> **Record list**
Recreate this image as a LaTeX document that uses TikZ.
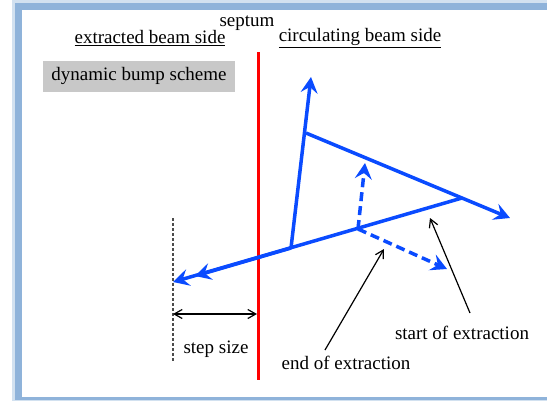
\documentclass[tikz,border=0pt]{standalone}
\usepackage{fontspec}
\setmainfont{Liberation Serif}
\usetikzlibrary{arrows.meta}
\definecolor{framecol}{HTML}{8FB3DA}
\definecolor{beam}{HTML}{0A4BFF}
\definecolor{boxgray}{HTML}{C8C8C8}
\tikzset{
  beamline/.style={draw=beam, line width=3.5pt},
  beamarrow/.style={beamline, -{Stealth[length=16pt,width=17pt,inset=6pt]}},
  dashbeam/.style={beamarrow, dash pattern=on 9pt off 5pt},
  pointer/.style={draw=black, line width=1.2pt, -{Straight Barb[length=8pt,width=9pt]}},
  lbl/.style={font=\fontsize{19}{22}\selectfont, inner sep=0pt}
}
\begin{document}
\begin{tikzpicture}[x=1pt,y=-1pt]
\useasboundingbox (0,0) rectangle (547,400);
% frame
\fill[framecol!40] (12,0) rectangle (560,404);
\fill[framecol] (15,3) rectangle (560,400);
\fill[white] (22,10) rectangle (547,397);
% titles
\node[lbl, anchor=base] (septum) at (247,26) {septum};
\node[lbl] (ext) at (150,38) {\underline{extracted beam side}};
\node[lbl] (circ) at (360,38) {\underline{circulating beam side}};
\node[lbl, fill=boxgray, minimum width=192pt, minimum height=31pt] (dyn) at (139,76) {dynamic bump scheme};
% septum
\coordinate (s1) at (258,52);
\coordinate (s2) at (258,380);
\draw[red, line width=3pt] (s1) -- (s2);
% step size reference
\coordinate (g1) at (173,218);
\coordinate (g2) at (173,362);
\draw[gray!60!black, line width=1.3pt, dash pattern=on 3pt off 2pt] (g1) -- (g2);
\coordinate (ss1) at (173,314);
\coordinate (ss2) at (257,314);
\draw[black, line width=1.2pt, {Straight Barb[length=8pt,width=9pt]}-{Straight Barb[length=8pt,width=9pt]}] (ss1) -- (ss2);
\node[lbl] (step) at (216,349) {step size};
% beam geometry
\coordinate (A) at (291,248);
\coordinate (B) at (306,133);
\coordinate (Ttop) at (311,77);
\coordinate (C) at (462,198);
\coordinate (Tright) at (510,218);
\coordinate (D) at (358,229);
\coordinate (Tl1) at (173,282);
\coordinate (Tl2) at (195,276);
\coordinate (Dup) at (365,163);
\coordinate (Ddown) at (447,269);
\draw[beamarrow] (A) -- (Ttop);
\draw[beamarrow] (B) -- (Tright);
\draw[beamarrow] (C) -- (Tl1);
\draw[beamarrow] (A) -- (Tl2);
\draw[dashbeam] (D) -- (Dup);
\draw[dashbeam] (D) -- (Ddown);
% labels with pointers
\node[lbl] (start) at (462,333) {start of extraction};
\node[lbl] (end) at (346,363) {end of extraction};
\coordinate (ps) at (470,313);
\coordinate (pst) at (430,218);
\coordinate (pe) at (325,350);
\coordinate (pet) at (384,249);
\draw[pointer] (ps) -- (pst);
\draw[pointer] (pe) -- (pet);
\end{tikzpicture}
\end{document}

---

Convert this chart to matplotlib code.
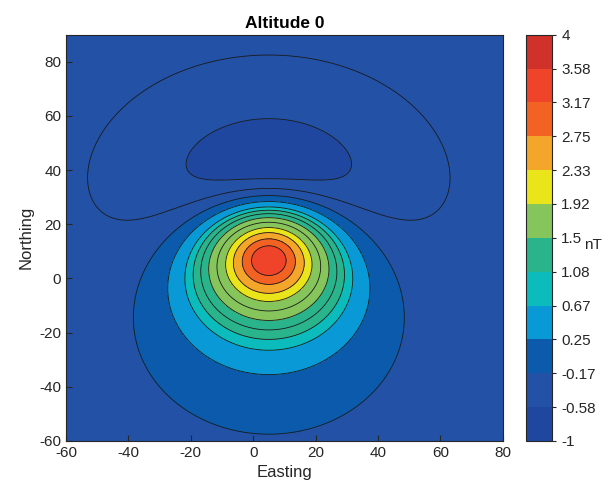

> **Set problem**
Pick out the lines that contain "this" and copy them.

> **Response**
Recreate this image as a LaTeX document that uses TikZ.
Convert this chart to matplotlib code.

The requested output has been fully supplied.